U.S. Senate leaders reached an agreement Thursday to extend the government’s borrowing authority through early December to avert what could have been the country’s first-ever default on its debts in less than two weeks.

Senate Majority Leader Chuck Schumer announced the pact on the Senate floor after negotiations with Republican leader Mitch McConnell. He proposed to Democrats on Wednesday an extension of the country’s current long-term $28.4 trillion debt total by an unspecified amount to cover government spending into December, by which time the issue would again have to be addressed.

Schumer said he hoped to win congressional approval for the debt ceiling extension later Thursday, but he gave no details on the debt level lawmakers had agreed to or any other conditions of the agreement. News outlets reported that the new borrowing authority would extend to December 3 and permit the government to borrow another $480 billion.

Congressional rancor over increasing the debt limit intensified in recent days, with the time counting down to October 18, the date Treasury Secretary Janet Yellen says the government would run out of enough money to pay all its bills because it chronically spends more than it collects in taxes.

Monthly pension payments to older Americans, paychecks to government workers and payments to government contractors could have been delayed. But the biggest fear was that a default would roil the U.S. economy, the world’s largest, and send shockwaves throughout the global economy. 

Republicans said they would not cast their votes to help Democrats raise the debt ceiling, in part to express their opposition to calls by President Joe Biden for more than $2 trillion in new spending to greatly expand the government’s social safety net programs. Democrats say the new spending would be fully paid for with higher taxes on corporations and wealthy individuals, which Republicans also oppose.

Senator Bernie Sanders, an independent who caucuses with the Democrats, welcomed McConnell’s move Wednesday to alleviate the debt ceiling stalemate. 

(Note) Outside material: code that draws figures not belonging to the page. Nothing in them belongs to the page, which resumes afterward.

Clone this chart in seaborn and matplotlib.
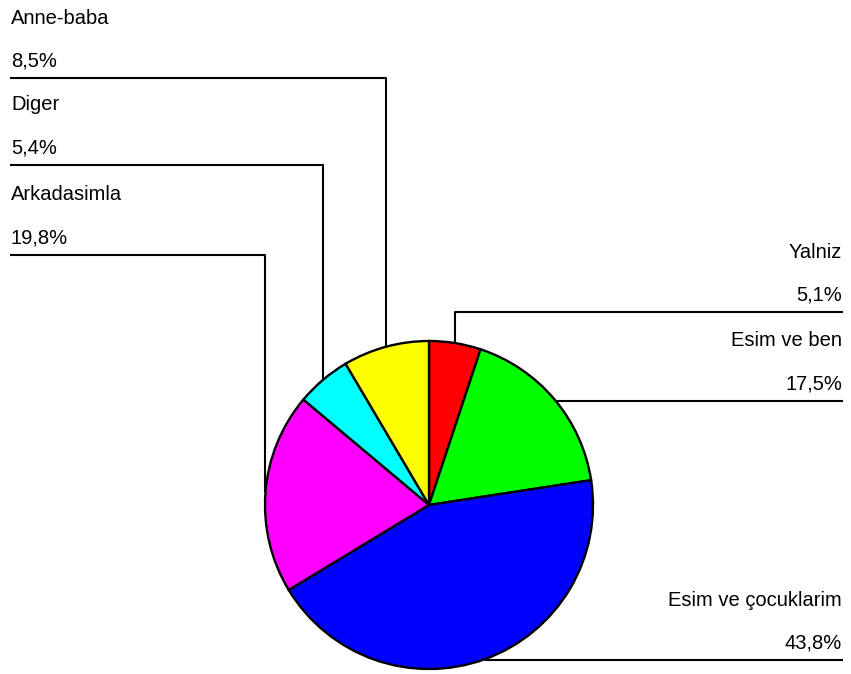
import numpy as np
import matplotlib
matplotlib.use("Agg")
import matplotlib.pyplot as plt
import seaborn as sns

# Household composition shares (%)
categories = ["Yalniz", "Esim ve ben", "Esim ve çocuklarim", "Arkadasimla", "Diger", "Anne-baba"]
shares = [5.1, 17.5, 43.8, 19.8, 5.4, 8.5]
value_labels = ["5,1%", "17,5%", "43,8%", "19,8%", "5,4%", "8,5%"]
colors = ["#FF0000", "#00FF00", "#0000FF", "#FF00FF", "#00FFFF", "#FFFF00"]

sns.set_theme(style="white")
plt.rcParams["font.family"] = ["Liberation Sans", "DejaVu Sans"]

W, H = 851, 674
fig = plt.figure(figsize=(W / 100, H / 100), dpi=100)
ax = fig.add_axes([0, 0, 1, 1])


def py(y):
    """Convert a top-down pixel row into data y."""
    return H - y


cx, cy, r = 429, py(505), 164
wedges, _ = ax.pie(shares, colors=colors, startangle=90, counterclock=False,
                   center=(cx, cy), radius=r,
                   wedgeprops=dict(edgecolor="black", linewidth=1.7))

ax.set_xlim(0, W)
ax.set_ylim(0, H)
ax.set_aspect("equal")
ax.axis("off")

# Label layout: (row of the leader rule, side)
layout = {
    "Yalniz": (312, "right"),
    "Esim ve ben": (401, "right"),
    "Esim ve çocuklarim": (660, "right"),
    "Arkadasimla": (255, "left"),
    "Diger": (165, "left"),
    "Anne-baba": (78, "left"),
}
left_x, right_x = 10, 843

for w, name, vlab in zip(wedges, categories, value_labels):
    mid = np.deg2rad((w.theta1 + w.theta2) / 2)
    ex, ey = cx + r * np.cos(mid), cy + r * np.sin(mid)
    rule_y, side = layout[name]
    end_x = left_x if side == "left" else right_x
    ry = py(rule_y)
    if abs(ey - ry) < 4:
        xs, ys = [ex, end_x], [ry, ry]
    else:
        xs, ys = [ex, ex, end_x], [ey, ry, ry]
    ax.plot(xs, ys, color="black", lw=1.5, solid_capstyle="butt", zorder=0)
    tx = left_x + 1 if side == "left" else right_x - 1
    ha = "left" if side == "left" else "right"
    ax.text(tx, py(rule_y - 60), name, ha=ha, va="center", fontsize=14.5, color="black")
    ax.text(tx, py(rule_y - 17), vlab, ha=ha, va="center", fontsize=14.5, color="black")

fig.savefig("out.png", dpi=100, facecolor="white")
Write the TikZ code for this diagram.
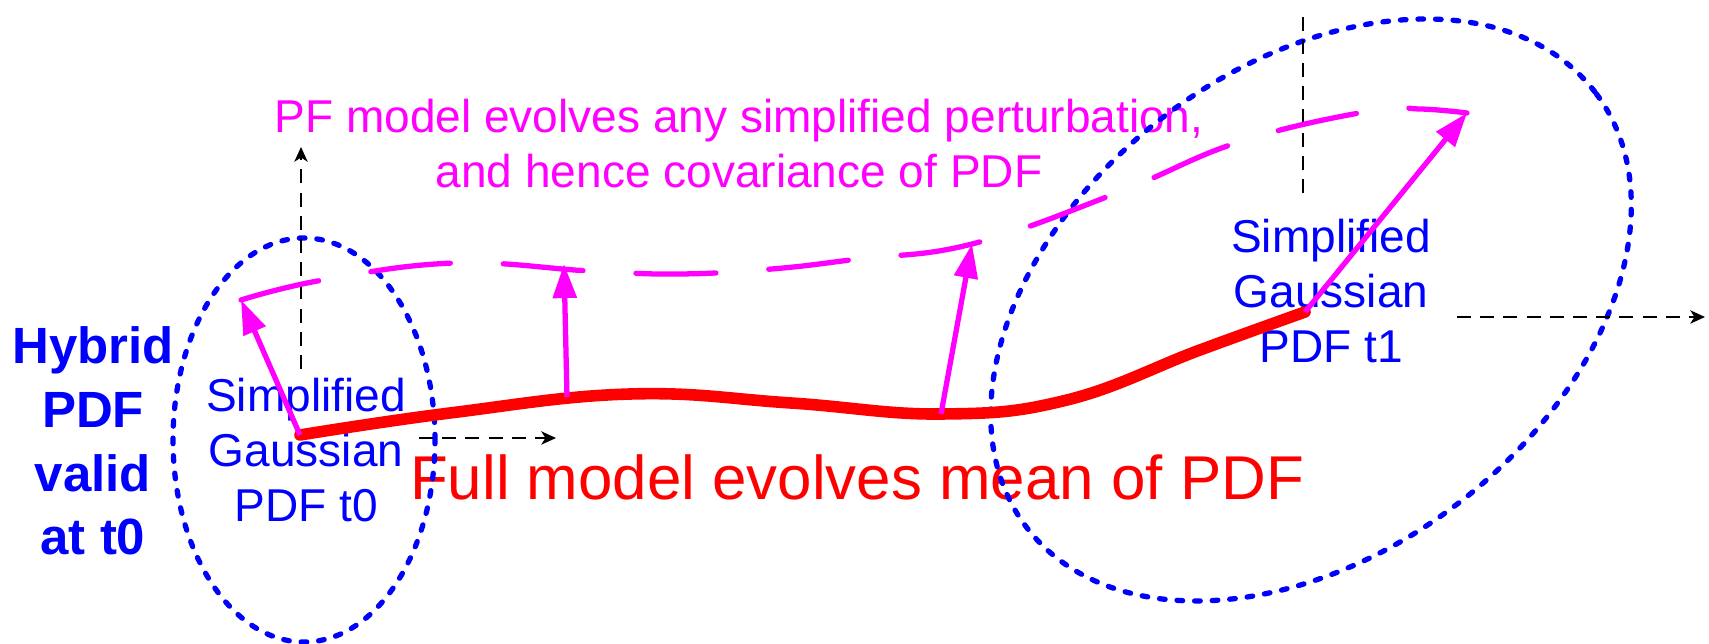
\documentclass[tikz,border=0pt]{standalone}
\usepackage{fontspec}
\setmainfont{Liberation Sans}
\usepackage{xcolor}
\usepackage{tikz}
\usetikzlibrary{arrows.meta, calc}

\definecolor{pdfblue}{RGB}{0,0,255}
\definecolor{pfmagenta}{RGB}{255,0,255}
\definecolor{meanred}{RGB}{255,0,0}

\begin{document}
\begin{tikzpicture}[
    ring/.style={pdfblue, line width=1.5pt, line cap=round, dash pattern=on 1.6pt off 3.4pt},
    axis/.style={black, line width=0.5pt, dash pattern=on 4pt off 2.6pt},
    axisarrow/.style={axis, -{Stealth[length=4.2pt, width=3.8pt, inset=1.2pt]}},
    meanpath/.style={meanred, line width=3.3pt, line cap=round},
    pfpath/.style={pfmagenta, line width=1.5pt, line cap=round, dash pattern=on 0.80cm off 0.53cm},
    pfarrow/.style={pfmagenta, line width=1.5pt, -{Triangle[length=9.7pt, width=6.6pt]}},
    lbl/.style={pdfblue, font=\fontsize{13.1}{15.65}\selectfont, align=center, inner sep=0pt}
]
    \useasboundingbox (0,0) rectangle (17.09,6.44);

    % Means on the full model path
    \coordinate (m0) at (3.00,2.09);
    \coordinate (m1) at (5.67,2.47);
    \coordinate (m2) at (9.41,2.30);
    \coordinate (m3) at (13.05,3.32);

    % Perturbed states
    \coordinate (p0) at (2.41,3.44);
    \coordinate (p1) at (5.64,3.80);
    \coordinate (p2) at (9.72,4.00);
    \coordinate (p3) at (14.67,5.31);

    % Axes ends at t0 and t1
    \coordinate (t0ybot) at (3.01,2.75);
    \coordinate (t0ytop) at (3.01,4.97);
    \coordinate (t0xbeg) at (4.19,2.06);
    \coordinate (t0xend) at (5.56,2.06);
    \coordinate (t1ybot) at (13.03,4.51);
    \coordinate (t1ytop) at (13.03,6.34);
    \coordinate (t1xbeg) at (14.57,3.27);
    \coordinate (t1xend) at (17.05,3.27);

    % Labels
    \node[lbl, font=\bfseries\fontsize{14.5}{18.1}\selectfont] (hybrid) at (0.93,2.03) {Hybrid\\PDF\\valid\\at t0};
    \node[lbl] (gauss0) at (3.06,1.94) {Simplified\\Gaussian\\PDF t0};
    \node[lbl] (gauss1) at (13.31,3.53) {Simplified\\Gaussian\\PDF t1};
    \node[lbl, pfmagenta] (pftext) at (7.39,5.00) {PF model evolves any simplified perturbation,\\and hence covariance of PDF};
    \node[meanred, font=\fontsize{17.6}{21}\selectfont, anchor=base, inner sep=0pt] (fulltext) at (8.57,1.44) {Full model evolves mean of PDF};

    % PDF contours
    \draw[ring] (3.04,2.04) ellipse [x radius=1.31, y radius=2.02];
    \draw[ring, rotate around={37.5:(13.11,3.34)}] (13.11,3.34) ellipse [x radius=3.58, y radius=2.43];

    % Axes
    \draw[axisarrow] (t0ybot) -- (t0ytop);
    \draw[axisarrow] (t0xbeg) -- (t0xend);
    \draw[axis] (t1ybot) -- (t1ytop);
    \draw[axisarrow] (t1xbeg) -- (t1xend);

    % Mean path
    \draw[meanpath] plot[smooth, tension=0.7] coordinates {(m0) (4.50,2.31) (6.30,2.50) (7.91,2.41) (m2) (10.67,2.44) (12.00,2.94) (m3)};

    % Perturbation path
    \draw[pfpath] plot[smooth, tension=0.7] coordinates {(p0) (3.23,3.64) (4.55,3.81) (5.90,3.73) (6.80,3.70) (7.72,3.75) (8.58,3.85) (p2) (11.17,4.51) (12.39,5.02) (13.70,5.33) (14.20,5.35) (p3)};
    \draw[pfarrow] (m0) -- (p0);
    \draw[pfarrow] (m1) -- (p1);
    \draw[pfarrow] (m2) -- (p2);
    \draw[pfarrow] (m3) -- (p3);
\end{tikzpicture}
\end{document}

The Republicans “have finally done the right thing and at least we now have another couple months in order to get a permanent solution,” Sanders said.

 

McConnell had said Democrats, who control the Senate, should use the reconciliation process to address the debt limit.  

Reconciliation is a parliamentary maneuver that allows certain budget-related legislation to pass with a simple majority, not 60 votes, in the Senate. Under reconciliation, the Democrats would not need any Republican votes.

“This will moot Democrats’ excuses about the time crunch they created and give the unified Democratic government more than enough time to pass standalone debt limit legislation through reconciliation,” McConnell said. “Alternatively, if Democrats abandon their efforts to ram through another historically reckless taxing and spending spree that will hurt families and help China, a more traditional bipartisan governing conversation could be possible.”  

Schumer has called reconciliation a “drawn-out, convoluted and risky process.”  

Republicans have been saying since July they would not vote to raise the debt limit.  

Biden met Wednesday with some of America’s top business leaders and banking executives to make the case that Congress must increase the government’s borrowing authority.  

A default would risk millions of jobs and throw the United States into recession, “causing lasting harm to America’s economic strength by threatening the dollar’s status as the currency the world relies on and downgrading the U.S.’s credit rating,” the White House said.  

Biden said raising the debt limit “is paying our old debts” and is not linked to his administration’s proposals for spending on infrastructure and social programs.

Democrats are hoping to suspend the debt limit into December 2022, a month after congressional elections when the current Democratic edge in both the Senate and House is at stake.

The U.S. is virtually alone among world governments in imposing a government borrowing limit, which it has increased numerous times over recent decades, either to a specific amount or suspended it for a year or two.